Former Australian Prime Minister Malcolm Fraser: Break With The British Imperial Tradition and the Obama Asia Pivot
May 10, 2014 • 9:16AM

In his new book Dangerous Allies, released on May 1, former Australian Prime Minister Malcolm Fraser (1975-1983) has called for Australia to reassert its sovereignty and throw a monkey wrench into the British/Obama plans for thermonuclear world war by kicking the U.S. Marines out of Darwin and shutting down American involvement in the Pine Gap signals station which targets Russia and China, among other necessary war-avoidance actions. In response, the Oxford-trained, nominally Australian "strategic thinker" and warmonger Hugh White screeched that Fraser's intervention constituted "the most dramatic proposal by a senior Australian politician in defense and foreign policy issues since the 1930s."

Fraser has long warned that the U.S. targeting of China (and Russia) with its ballistic missile defence (BMD) system, and the policy of "containing" China, including through Barack Obama's Asia Pivot, which involves Australia, is leading toward thermonuclear war, in which Australia will most certainly be a target.
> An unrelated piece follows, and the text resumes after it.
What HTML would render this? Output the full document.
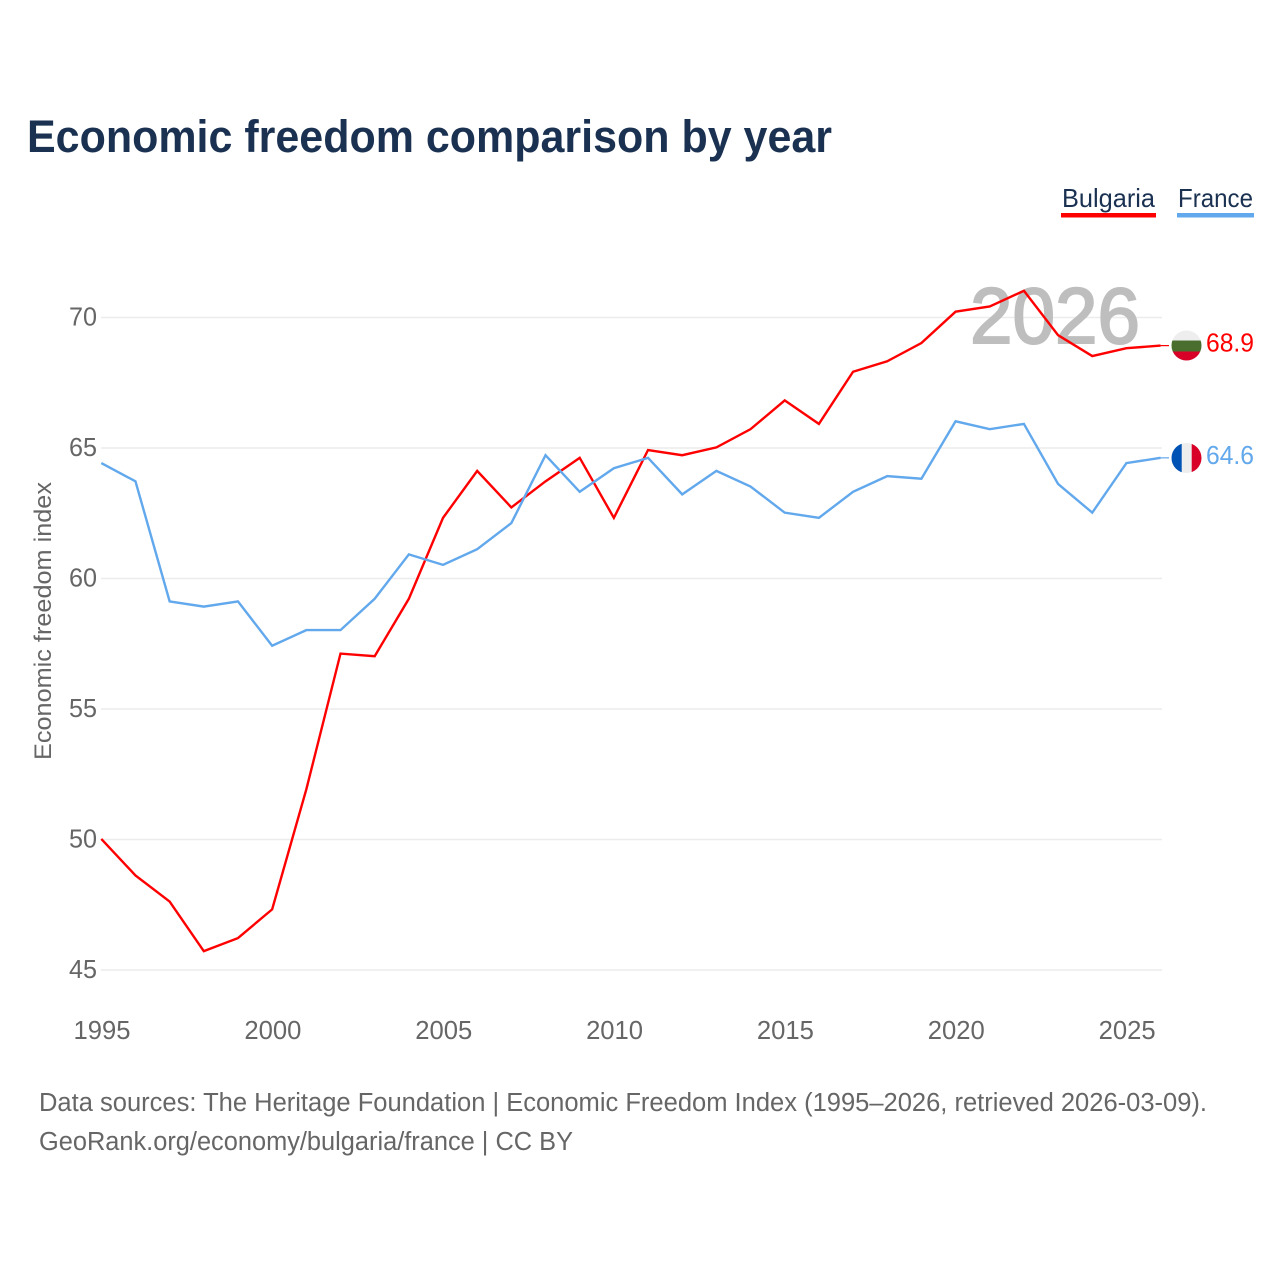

The former Prime Minister starkly warned that Australia's hosting of the U.S. Marine Air-Ground Task Force in Darwin targeted at China, the deployment of guided missile frigate H.M.A.S. Sydney as part of the 7th Fleet of U.S.S. Washington, the appointment of Australian Maj. Gen. Rick Burr as second in command of the U.S. Army in the Western Pacific, and Australia's hosting of Pine Gap as a targeting installation for America's nuclear missile systems and murderous drones program, makes it automatically involved in U.S. wars, in the same way historically that Australia was automatically involved in British wars.

Therefore, Australia must cut these ties. Fraser writes, "To avoid complicity in America's future military operations, the Marine Air-Ground Task Force would be asked to leave. The deployment of our frigate, as part of the carrier strike group, would cease and Major General Burr would be replaced, presumably by an American. These three actions could be undertaken relatively easily and quickly, without too much disruption. Pine Gap is another matter To shut the facility down forthwith would leave a gap in America's strategic capabilities, which would be much more than an annoyance to the United States, but a requirement to close it within five years would be reasonable."

Fraser expounded to interviewer Robert Manne in a Sydney Morning Herald website video posted on April 25, "I'm asking Australia to break with her long past—the whole history of Australia from colonial times Britain had the capacity to drag us into wars, and America now has the capacity to drag us into wars, and I think it is time we grew up." Fraser has repeatedly named Dick Cheney, Paul Wolfowitz, and other neo-conservatives as propelling the world toward war.

Fraser also proposes that Australia pursue a policy of economic development instead of rushing headlong into war. "We should also make up our minds to do something with Australia as a nation," he stated. "And just as Australians did after World War II: 'Look, we're not defensible with 7 million people. We've got to build, we've got to have more people from more countries.' We could afford it, we could be a nation of 40-45 million people, we'd have to spend, invest in environment and water and infrastructure, but these things are not beyond us."

Last month, Fraser was one of the few Western statesmen to speak out against the Obama Administration's backing of the neo-Nazi gangs in Ukraine which overthrew the elected Ukrainian government. Fraser pinned the blame for the present dangerous flashpoint with Russia on the long-term Anglo-American strategy since 1991 of encircling Russia with NATO forward bases and BMD installations.